Aim:
Within the material below, find each line bearing the word "that" and present it.

________

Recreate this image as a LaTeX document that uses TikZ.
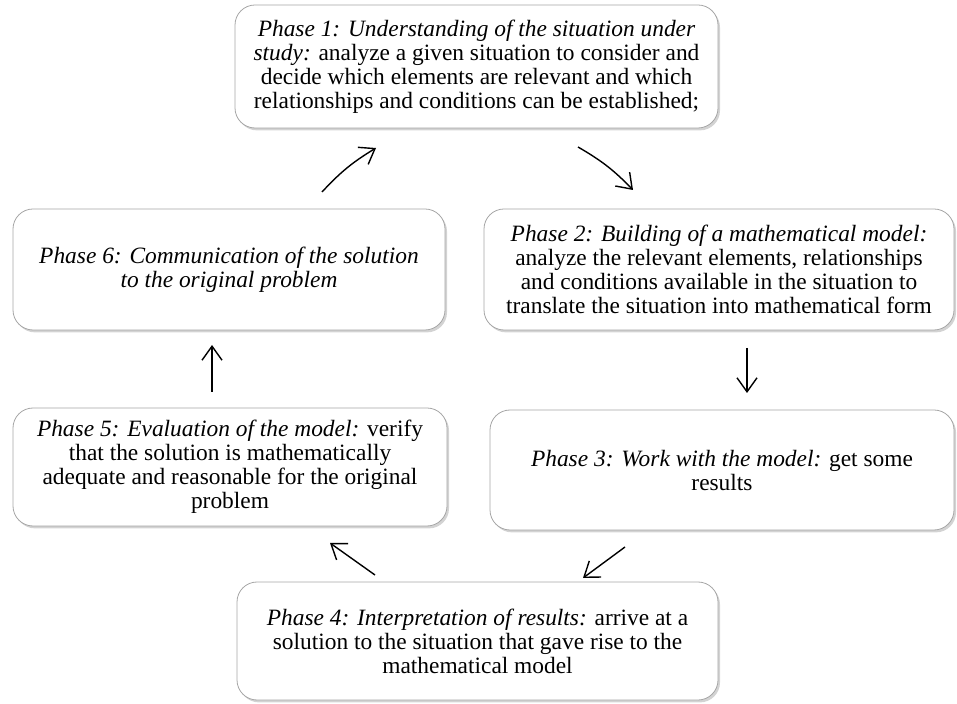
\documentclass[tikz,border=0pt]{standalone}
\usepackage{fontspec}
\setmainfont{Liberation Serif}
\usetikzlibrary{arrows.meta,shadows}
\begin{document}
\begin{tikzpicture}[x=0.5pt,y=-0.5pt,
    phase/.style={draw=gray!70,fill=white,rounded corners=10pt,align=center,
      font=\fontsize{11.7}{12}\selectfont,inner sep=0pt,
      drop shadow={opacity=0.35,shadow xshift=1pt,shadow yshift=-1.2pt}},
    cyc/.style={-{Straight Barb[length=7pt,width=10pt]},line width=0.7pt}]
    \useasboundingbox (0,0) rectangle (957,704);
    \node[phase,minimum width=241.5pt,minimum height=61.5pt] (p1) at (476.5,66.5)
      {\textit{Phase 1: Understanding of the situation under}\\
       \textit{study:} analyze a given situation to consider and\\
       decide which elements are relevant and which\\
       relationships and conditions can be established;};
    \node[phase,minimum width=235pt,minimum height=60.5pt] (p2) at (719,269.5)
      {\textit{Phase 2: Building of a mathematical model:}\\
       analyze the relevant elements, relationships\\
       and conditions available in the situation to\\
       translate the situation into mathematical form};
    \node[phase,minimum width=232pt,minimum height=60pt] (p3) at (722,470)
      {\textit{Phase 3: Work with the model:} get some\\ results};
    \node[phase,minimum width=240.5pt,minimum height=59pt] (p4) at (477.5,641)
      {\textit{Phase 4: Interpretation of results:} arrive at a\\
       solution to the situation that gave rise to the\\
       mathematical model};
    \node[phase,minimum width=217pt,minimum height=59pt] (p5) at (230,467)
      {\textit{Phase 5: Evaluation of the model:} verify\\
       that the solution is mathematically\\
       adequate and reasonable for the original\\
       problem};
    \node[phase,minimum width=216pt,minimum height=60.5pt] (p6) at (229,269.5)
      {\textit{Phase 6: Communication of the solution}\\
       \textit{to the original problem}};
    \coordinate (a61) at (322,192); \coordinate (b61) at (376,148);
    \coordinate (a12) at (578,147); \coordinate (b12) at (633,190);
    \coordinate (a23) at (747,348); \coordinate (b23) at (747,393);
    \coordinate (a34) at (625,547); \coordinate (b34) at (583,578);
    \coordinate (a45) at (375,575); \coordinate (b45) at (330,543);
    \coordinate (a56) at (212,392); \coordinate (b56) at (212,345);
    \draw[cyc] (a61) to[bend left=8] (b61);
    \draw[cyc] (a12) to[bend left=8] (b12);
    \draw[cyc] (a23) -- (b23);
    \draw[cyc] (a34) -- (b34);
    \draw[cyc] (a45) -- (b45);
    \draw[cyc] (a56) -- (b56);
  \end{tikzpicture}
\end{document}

________

Output of the exercise:
Recreate this image as a LaTeX document that uses TikZ.
       solution to the situation that gave rise to the\\
       that the solution is mathematically\\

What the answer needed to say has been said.